** start **
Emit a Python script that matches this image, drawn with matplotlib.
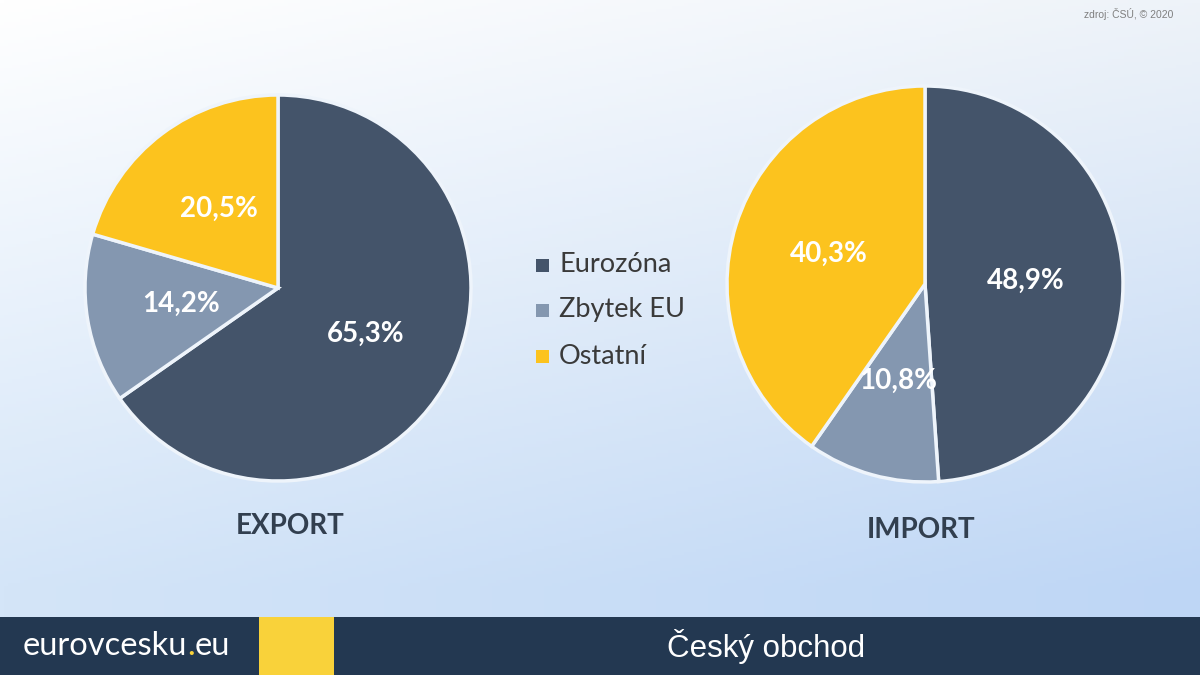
import numpy as np
import matplotlib
matplotlib.use("Agg")
import matplotlib.pyplot as plt
from matplotlib.patches import Rectangle

# ---- data ----
categories = ["Eurozóna", "Zbytek EU", "Ostatní"]
export_values = [65.3, 14.2, 20.5]
import_values = [48.9, 10.8, 40.3]
chart_titles = ["EXPORT", "IMPORT"]
source_text = "zdroj: ČSÚ, © 2020"
footer_title = "Český obchod"

colors = ["#44546A", "#8497B0", "#FCC31E"]

W, H = 1200, 675
fig = plt.figure(figsize=(12, 6.75), dpi=100)
ax = fig.add_axes([0, 0, 1, 1])
ax.set_xlim(0, W)
ax.set_ylim(0, H)
ax.set_aspect("equal")
ax.axis("off")

def py(y):
    return H - y

# background gradient (white top-left -> light blue bottom-right)
ny, nx = 200, 300
tl = np.array([255, 255, 255]) / 255
tr = np.array([238, 243, 249]) / 255
bl = np.array([212, 229, 248]) / 255
br = np.array([190, 214, 245]) / 255
u = np.linspace(0, 1, nx)[None, :, None]
v = np.linspace(0, 1, ny)[:, None, None]
v2 = np.clip(v * 1.05, 0, 1) ** 1.0
img = (1 - v2) * ((1 - u) * tl + u * tr) + v2 * ((1 - u) * bl + u * br)
ax.imshow(img, extent=(0, W, py(617), H), origin="upper", aspect="auto", zorder=0)

def fmt(p):
    return f"{p:.1f}%".replace(".", ",")

label_font = dict(color="white", fontsize=20, fontweight="bold", family="Lato")

for vals, center, radius in [(export_values, (278, py(288)), 193),
                             (import_values, (925, py(284)), 198)]:
    wedges, texts, autotexts = ax.pie(
        vals, colors=colors, startangle=90, counterclock=False,
        center=center, radius=radius, autopct=fmt, pctdistance=0.51,
        wedgeprops=dict(edgecolor="#EEF4FB", linewidth=2.5),
        textprops=label_font, frame=True)
    for w in wedges:
        w.set_zorder(2)
    for t in autotexts:
        t.set_zorder(3)

ax.set_xlim(0, W)
ax.set_ylim(0, H)
ax.axis("off")

# titles under pies
ax.text(290, py(526), chart_titles[0], ha="center", va="center", fontsize=20,
        fontweight="bold", family="Lato", color="#323F4F", zorder=3)
ax.text(921, py(530), chart_titles[1], ha="center", va="center", fontsize=20,
        fontweight="bold", family="Lato", color="#323F4F", zorder=3)

# legend
leg_y = [265, 310, 356]
for cat, col, yy in zip(categories, colors, leg_y):
    ax.add_patch(Rectangle((536, py(yy) - 6.5), 13, 13, facecolor=col,
                           edgecolor="none", zorder=3))
    ax.text(559, py(yy), cat, ha="left", va="center", fontsize=19.5,
            family="Lato", color="#3A3A3A", zorder=3)

# source
ax.text(1173, py(14), source_text, ha="right", va="center", fontsize=7.5,
        family="Liberation Sans", color="#7F7F7F", zorder=3)

# footer
ax.add_patch(Rectangle((0, 0), W, H - 617, facecolor="#233851",
                       edgecolor="none", zorder=4))
ax.add_patch(Rectangle((259, 0), 75, H - 617, facecolor="#F9D23A",
                       edgecolor="none", zorder=5))
t1 = ax.text(23, py(655), "eurovcesku", ha="left", va="baseline", fontsize=23.5,
             family="Lato", color="white", zorder=6)
t2 = ax.annotate(".", xy=(1, 0), xycoords=t1, ha="left", va="bottom",
                 fontsize=23.5, family="Lato", color="#F9D23A", zorder=6)
t3 = ax.annotate("eu", xy=(1, 0), xycoords=t2, ha="left", va="bottom",
                 fontsize=23.5, family="Lato", color="white", zorder=6)
ax.text(766, py(647), footer_title, ha="center", va="center", fontsize=22.5,
        family="Liberation Sans", color="white", zorder=6)

fig.savefig("out.png", dpi=100)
** end **
[GIVEN TASK]: Reproduce the material word for word. Any pictures should be left out of the copy.

[WRITTEN RESPONSE]:
Emit a Python script that matches this image, drawn with matplotlib.
import numpy as np
import matplotlib
matplotlib.use("Agg")
import matplotlib.pyplot as plt
from matplotlib.patches import Rectangle

# ---- data ----
categories = ["Eurozóna", "Zbytek EU", "Ostatní"]
export_values = [65.3, 14.2, 20.5]
import_values = [48.9, 10.8, 40.3]
chart_titles = ["EXPORT", "IMPORT"]
source_text = "zdroj: ČSÚ, © 2020"
footer_title = "Český obchod"

colors = ["#44546A", "#8497B0", "#FCC31E"]

W, H = 1200, 675
fig = plt.figure(figsize=(12, 6.75), dpi=100)
ax = fig.add_axes([0, 0, 1, 1])
ax.set_xlim(0, W)
ax.set_ylim(0, H)
ax.set_aspect("equal")
ax.axis("off")

def py(y):
    return H - y

# background gradient (white top-left -> light blue bottom-right)
ny, nx = 200, 300
tl = np.array([255, 255, 255]) / 255
tr = np.array([238, 243, 249]) / 255
bl = np.array([212, 229, 248]) / 255
br = np.array([190, 214, 245]) / 255
u = np.linspace(0, 1, nx)[None, :, None]
v = np.linspace(0, 1, ny)[:, None, None]
v2 = np.clip(v * 1.05, 0, 1) ** 1.0
img = (1 - v2) * ((1 - u) * tl + u * tr) + v2 * ((1 - u) * bl + u * br)
ax.imshow(img, extent=(0, W, py(617), H), origin="upper", aspect="auto", zorder=0)

def fmt(p):
    return f"{p:.1f}%".replace(".", ",")

label_font = dict(color="white", fontsize=20, fontweight="bold", family="Lato")

for vals, center, radius in [(export_values, (278, py(288)), 193),
                             (import_values, (925, py(284)), 198)]:
    wedges, texts, autotexts = ax.pie(
        vals, colors=colors, startangle=90, counterclock=False,
        center=center, radius=radius, autopct=fmt, pctdistance=0.51,
        wedgeprops=dict(edgecolor="#EEF4FB", linewidth=2.5),
        textprops=label_font, frame=True)
    for w in wedges:
        w.set_zorder(2)
    for t in autotexts:
        t.set_zorder(3)

ax.set_xlim(0, W)
ax.set_ylim(0, H)
ax.axis("off")

# titles under pies
ax.text(290, py(526), chart_titles[0], ha="center", va="center", fontsize=20,
        fontweight="bold", family="Lato", color="#323F4F", zorder=3)
ax.text(921, py(530), chart_titles[1], ha="center", va="center", fontsize=20,
        fontweight="bold", family="Lato", color="#323F4F", zorder=3)

# legend
leg_y = [265, 310, 356]
for cat, col, yy in zip(categories, colors, leg_y):
    ax.add_patch(Rectangle((536, py(yy) - 6.5), 13, 13, facecolor=col,
                           edgecolor="none", zorder=3))
    ax.text(559, py(yy), cat, ha="left", va="center", fontsize=19.5,
            family="Lato", color="#3A3A3A", zorder=3)

# source
ax.text(1173, py(14), source_text, ha="right", va="center", fontsize=7.5,
        family="Liberation Sans", color="#7F7F7F", zorder=3)

# footer
ax.add_patch(Rectangle((0, 0), W, H - 617, facecolor="#233851",
                       edgecolor="none", zorder=4))
ax.add_patch(Rectangle((259, 0), 75, H - 617, facecolor="#F9D23A",
                       edgecolor="none", zorder=5))
t1 = ax.text(23, py(655), "eurovcesku", ha="left", va="baseline", fontsize=23.5,
             family="Lato", color="white", zorder=6)
t2 = ax.annotate(".", xy=(1, 0), xycoords=t1, ha="left", va="bottom",
                 fontsize=23.5, family="Lato", color="#F9D23A", zorder=6)
t3 = ax.annotate("eu", xy=(1, 0), xycoords=t2, ha="left", va="bottom",
                 fontsize=23.5, family="Lato", color="white", zorder=6)
ax.text(766, py(647), footer_title, ha="center", va="center", fontsize=22.5,
        family="Liberation Sans", color="white", zorder=6)

fig.savefig("out.png", dpi=100)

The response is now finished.